(Work to be completed)
Extract only the first line of the listing and every line after it up to and including the one with "import plotly.graph_objects as go". Omit the pictures.
-- Begin Dataset section --
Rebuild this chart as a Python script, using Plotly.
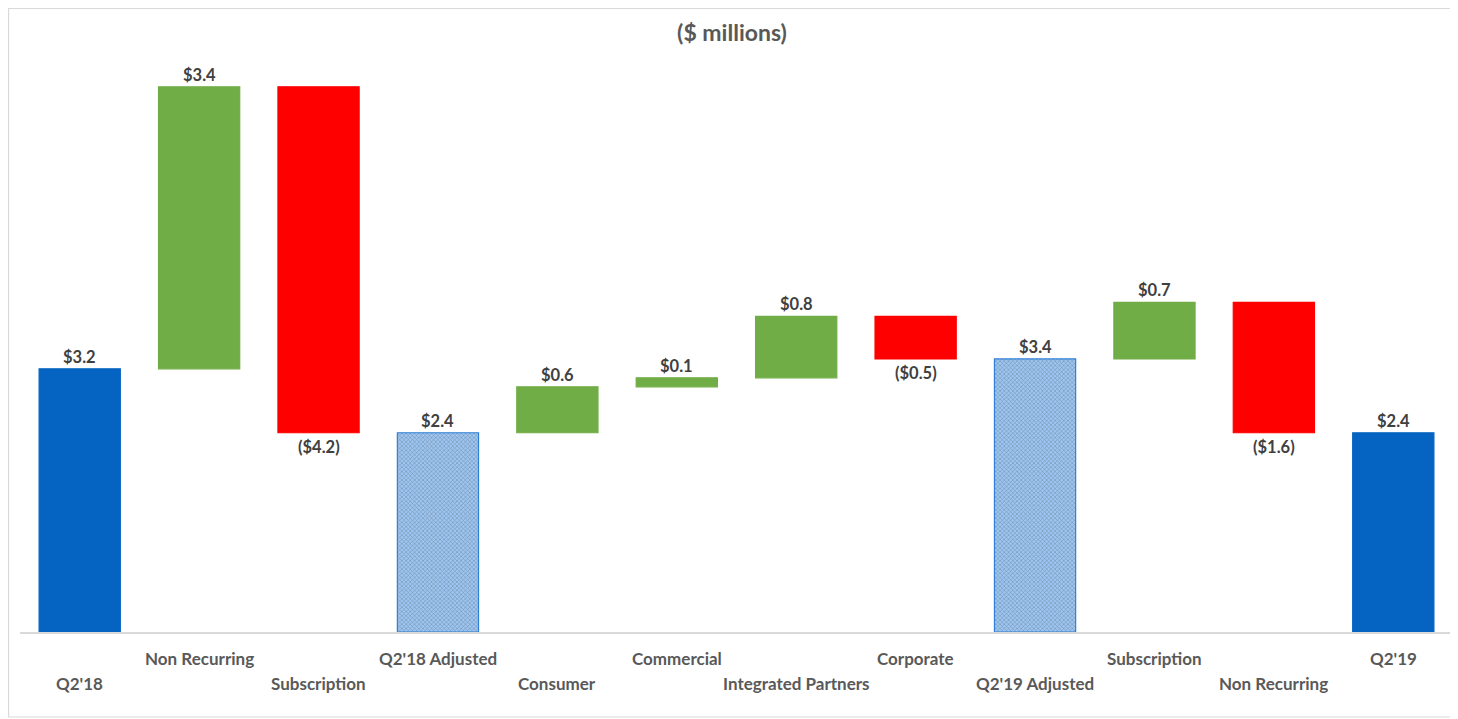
import plotly.graph_objects as go

categories = ["Q2'18", "Non Recurring", "Subscription", "Q2'18 Adjusted", "Consumer",
              "Commercial", "Integrated Partners", "Corporate", "Q2'19 Adjusted",
              "Subscription", "Non Recurring", "Q2'19"]
measures = ["absolute", "relative", "relative", "total", "relative", "relative",
            "relative", "relative", "total", "relative", "relative", "total"]
values = [3.21, 3.44, -4.22, None, 0.56, 0.11, 0.75, -0.52, None, 0.69, -1.59, None]
value_labels = ["$3.2", "$3.4", "($4.2)", "$2.4", "$0.6", "$0.1", "$0.8", "($0.5)",
                "$3.4", "$0.7", "($1.6)", "$2.4"]

# compute waterfall geometry
bases, heights = [], []
running = 0.0
for m, v in zip(measures, values):
    if m == "absolute":
        running = v
        bases.append(0.0); heights.append(v)
    elif m == "total":
        bases.append(0.0); heights.append(running)
    else:
        bases.append(running); heights.append(v)
        running += v

BLUE = "#0563c1"
GREEN = "#70ad47"
RED = "#ff0000"
colors, shapes, fgcolors, bgcolors, lines = [], [], [], [], []
for c, m, h in zip(categories, measures, heights):
    if m in ("absolute", "total"):
        if "Adjusted" in c:
            colors.append("#9cc6f3"); shapes.append("x"); fgcolors.append("#0a7af5")
            bgcolors.append("#cfe5ff"); lines.append("#2f7fd6")
        else:
            colors.append(BLUE); shapes.append(""); fgcolors.append(BLUE); bgcolors.append(BLUE); lines.append(BLUE)
    elif h >= 0:
        colors.append(GREEN); shapes.append(""); fgcolors.append(GREEN); bgcolors.append(GREEN); lines.append(GREEN)
    else:
        colors.append(RED); shapes.append(""); fgcolors.append(RED); bgcolors.append(RED); lines.append(RED)

xs = list(range(len(categories)))
fig = go.Figure()
fig.add_trace(go.Bar(
    x=xs, y=heights, base=bases, width=0.68,
    marker=dict(color=colors, line=dict(color=lines, width=1.2),
                pattern=dict(shape=shapes, fgcolor=fgcolors, bgcolor=bgcolors, size=3, solidity=0.3)),
    hoverinfo="skip", showlegend=False,
))

annotations = []
FONT = "Lato, Open Sans, sans-serif"
lab_font = dict(family=FONT, size=16.5, color="#404040")
for i, (b, h, lab) in enumerate(zip(bases, heights, value_labels)):
    top = b + h
    if h >= 0 or measures[i] != "relative":
        annotations.append(dict(x=i, y=max(b, top), xref="x", yref="y", text="<b>%s</b>" % lab,
                                showarrow=False, yanchor="bottom", font=lab_font, yshift=0))
    else:
        annotations.append(dict(x=i, y=top, xref="x", yref="y", text="<b>%s</b>" % lab,
                                showarrow=False, yanchor="top", font=lab_font, yshift=-2))

tick_font = dict(family=FONT, size=17, color="#595959")
for i, c in enumerate(categories):
    yy = -0.0892 if i % 2 == 0 else -0.0472
    annotations.append(dict(x=i, y=yy, xref="x", yref="paper", text="<b>%s</b>" % c,
                            showarrow=False, yanchor="middle", font=tick_font))

fig.update_layout(
    width=1450, height=711,
    margin=dict(l=12, r=5, t=52, b=87),
    paper_bgcolor="white", plot_bgcolor="white",
    title=dict(text="<b>($ millions)</b>", x=0.4993, xanchor="center", y=1 - 25 / 711, yanchor="middle",
               yref="container", font=dict(family=FONT, size=23, color="#595959")),
    xaxis=dict(range=[-0.5, 11.5], showticklabels=False, showgrid=False, zeroline=False,
               showline=True, linecolor="#d9d9d9", linewidth=1.5, ticks=""),
    yaxis=dict(range=[0, 6.976], visible=False, showgrid=False, zeroline=False),
    annotations=annotations,
    shapes=[dict(type="rect", xref="paper", yref="paper", x0=-0.0080, x1=0.9993, y0=-0.1486, y1=1.0900,
                 line=dict(color="#d9d9d9", width=1.2), fillcolor="rgba(0,0,0,0)", layer="below")],
)

fig.write_html("out.html")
-- End Dataset section --
(Solution below)
Rebuild this chart as a Python script, using Plotly.
import plotly.graph_objects as go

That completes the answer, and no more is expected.